We also use benzodiazepines, with short half-life. They can be used in combination with antipsychotics for cases of severe hyperactive delirium. We most often use:
- oxazepam,
- 10 – 30 mg 3 – 4 times a day,
- midazolam (Dormicum),
- 2.5 – 5 mg orally or intravenously, up to a maximum of 15 mg in 24 hours,
- lorazepam (Loram)
- 0.5 – 1 mg 1x/day orally, 1 – 2 mg intramuscularly,
- diazepam
- 2 – 5 mg orally, 5 – 10 mg intravenously plus repeat if necessary.
According to some studies, delirium remains unrecognized in emergency departments in approximately 2/3 of cases. Unrecognized delirium leads to longer hospitalization and higher mortality.
Benzodiazepines play a role in the symptomatic treatment of delirium, especially in patients with hyperactive delirium, delirium in terminally ill oncology patients, and delirium during alcohol withdrawal. We must also be aware of side effects, which in the case of benzodiazepines are mainly confusion and agitation, and in case of overdose, respiratory depression, hypotension, nausea and vomiting may also occur (14,39,41).
In treatment of hypoactive delirium, benzodiazepines are avoided, the use of antipsychotics in low doses is recommended, atypicals are preferred (14,15,37).
Equally, prevention of delirium is critically important; this includes timely causal treatment of the disease, care for adequate hydration and nutrition, reduction of unnecessary hospitalizations and transports to emergency departments, reduced use of drugs that cause delirium and provision of a stimulating environment with social interactions (39).

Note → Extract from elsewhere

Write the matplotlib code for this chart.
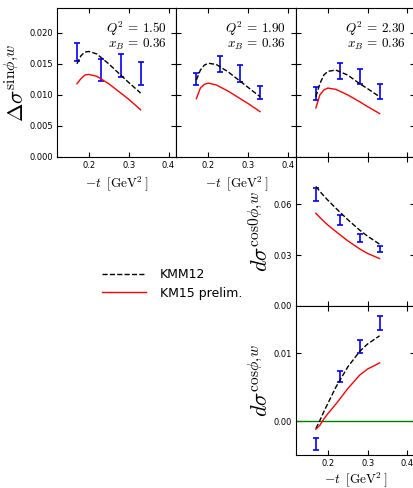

In most patients, prognosis depends on cause of delirium; in general worse treatment outcomes are associated with older age, frailty, hypoactive delirium and longer duration of delirium. Literature reports hospital mortality of patients with delirium up to 18%, which is almost twice as high as in the population without delirium (3,4).
Summary
Delirium is a clinical syndrome of acute confusion and other cognitive disturbances, caused by a number of different factors and has a heterogeneous clinical picture. The main characteristic is a qualitative disturbance of consciousness, which in most cases is the result of other medical conditions. Delirium is generally divided into hypoactive, hyperactive and mixed types. Delirium is today highly prevalent in ED, especially in elderly, fragile and oncologic patients. Establishing a correct diagnosis can be challenging, and it is often overlooked, resulting in worse outcomes and increased mortality. Treatment is based on reversing the somatic cause, aided by symptom control with antipsychotics or benzodiazepines, and other non-pharmacologic and supportive measures.